Exercise: Copy, from the entries below, each line in which the string "this" appears.
## start Records provided
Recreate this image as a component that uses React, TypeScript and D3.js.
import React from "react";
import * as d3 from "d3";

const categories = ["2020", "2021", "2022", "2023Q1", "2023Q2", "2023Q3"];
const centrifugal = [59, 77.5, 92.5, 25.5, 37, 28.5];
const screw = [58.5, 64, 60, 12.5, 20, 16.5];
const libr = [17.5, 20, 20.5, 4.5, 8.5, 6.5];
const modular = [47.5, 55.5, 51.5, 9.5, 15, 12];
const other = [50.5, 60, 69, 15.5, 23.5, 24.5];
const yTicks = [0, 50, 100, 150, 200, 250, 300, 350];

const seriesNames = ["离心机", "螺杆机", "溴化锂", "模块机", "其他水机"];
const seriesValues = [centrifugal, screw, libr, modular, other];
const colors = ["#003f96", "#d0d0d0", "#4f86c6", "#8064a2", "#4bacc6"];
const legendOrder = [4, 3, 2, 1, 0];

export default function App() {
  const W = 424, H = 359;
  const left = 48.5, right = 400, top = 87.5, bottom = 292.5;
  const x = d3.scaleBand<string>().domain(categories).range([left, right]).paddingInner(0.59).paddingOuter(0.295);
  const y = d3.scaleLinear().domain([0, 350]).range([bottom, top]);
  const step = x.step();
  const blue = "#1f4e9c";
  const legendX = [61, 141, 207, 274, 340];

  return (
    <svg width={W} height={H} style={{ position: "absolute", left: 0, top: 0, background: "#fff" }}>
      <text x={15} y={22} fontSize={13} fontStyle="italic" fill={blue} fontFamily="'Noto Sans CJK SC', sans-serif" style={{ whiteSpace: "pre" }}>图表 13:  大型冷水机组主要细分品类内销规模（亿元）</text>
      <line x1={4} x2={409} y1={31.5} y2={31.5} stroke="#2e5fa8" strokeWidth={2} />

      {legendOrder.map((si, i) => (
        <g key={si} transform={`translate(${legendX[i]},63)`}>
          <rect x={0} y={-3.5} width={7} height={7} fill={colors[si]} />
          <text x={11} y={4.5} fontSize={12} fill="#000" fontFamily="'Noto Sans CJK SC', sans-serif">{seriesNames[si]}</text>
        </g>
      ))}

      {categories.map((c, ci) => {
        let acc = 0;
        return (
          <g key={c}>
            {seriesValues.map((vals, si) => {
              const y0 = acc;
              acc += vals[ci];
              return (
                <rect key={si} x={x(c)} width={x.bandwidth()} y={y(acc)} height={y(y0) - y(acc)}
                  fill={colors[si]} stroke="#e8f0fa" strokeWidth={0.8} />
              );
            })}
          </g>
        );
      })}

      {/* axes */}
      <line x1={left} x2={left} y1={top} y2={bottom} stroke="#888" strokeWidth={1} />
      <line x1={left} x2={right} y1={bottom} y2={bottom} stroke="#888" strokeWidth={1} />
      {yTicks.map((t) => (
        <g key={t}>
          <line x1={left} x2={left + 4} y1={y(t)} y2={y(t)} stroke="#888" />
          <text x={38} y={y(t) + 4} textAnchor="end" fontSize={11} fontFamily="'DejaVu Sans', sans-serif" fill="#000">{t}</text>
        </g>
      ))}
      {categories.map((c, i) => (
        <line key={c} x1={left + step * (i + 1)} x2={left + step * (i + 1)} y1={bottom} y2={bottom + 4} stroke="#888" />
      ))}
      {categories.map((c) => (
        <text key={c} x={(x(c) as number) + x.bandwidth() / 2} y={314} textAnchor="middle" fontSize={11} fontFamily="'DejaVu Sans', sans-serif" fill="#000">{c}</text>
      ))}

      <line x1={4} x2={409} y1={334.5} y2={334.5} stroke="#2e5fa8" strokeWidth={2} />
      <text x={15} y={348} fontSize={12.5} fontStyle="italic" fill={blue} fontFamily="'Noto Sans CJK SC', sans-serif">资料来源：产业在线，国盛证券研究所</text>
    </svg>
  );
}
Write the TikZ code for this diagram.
## end Records provided
Exercise response:
Recreate this image as a component that uses React, TypeScript and D3.js.
Write the TikZ code for this diagram.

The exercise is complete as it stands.